Edwards’ former defense attorney said he “was never able to put the pieces back together in his life.”
Between 1978 and 1991, Jeffrey Dahmer killed 17 men and boys — but the serial killer’s violent career came to an end due to a man named Tracy Edwards, whom he met in July 1991. As was dramatized in Netflix’s Dahmer — Monster: The Jeffrey Dahmer Story, Dahmer lured Edwards to his apartment under the pretense of an art shoot, ultimately intending to kill him.
But Edwards was able to overpower Dahmer and escape the apartment — returning with police, who discovered evidence of Dahmer’s previous murders and arrested him.
Since escaping Dahmer, Edwards testified against his would-be killer in 1992. But while Edwards may have survived Dahmer’s attempted murder, his former defense attorney says his life was negatively impacted as a result. “The way that I’ve characterized it, in a nutshell, is that the incident with Dahmer made Tracy into Humpty Dumpty — he was never able to put the pieces back together in his life,” Paul Ksicinski told Fox News. “At times, he may have appeared or even sounded like, for a lack of a better term, normal. But he was not. He could never get his life together again after that. He abused drugs and drank alcohol excessively. He had no home. He just drifted from place to place. It destroyed his life. I don’t know how or what he could have done to put things back together again.”
According to the outlet, the publicity from the Dahmer case led to Edwards being extradited to Mississippi, where he had existing sexual battery charges.
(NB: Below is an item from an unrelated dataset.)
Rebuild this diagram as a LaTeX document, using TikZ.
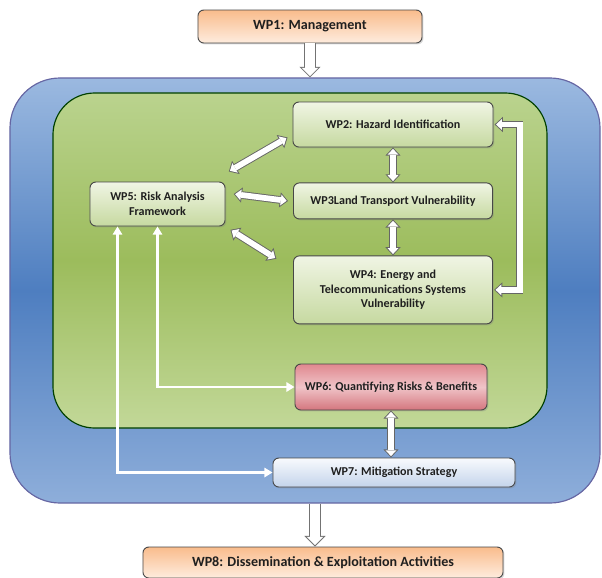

Ksicinski explained that he met Edwards in 2011, after the Dahmer survivor had been accused of throwing a man off a bridge in Milwaukee — the same place where Dahmer and Edwards’ fateful interaction happened.
Though Ksicinski was able to help Edwards get his charges reduced, he said they haven’t seen each other since 2015. While Ksicinski doesn’t know where Edwards is today, he still speaks in support of the man who ended Dahmer’s streak of murders.
“Post-traumatic stress disorder is real,” Ksicinski continued. “It’s not something that’s manufactured. People suffer incredibly traumatic events, and it’s different for every person in terms of how they handle it. You don’t know what that person has gone through or how they’re coping. And it might help to know that before passing judgment.”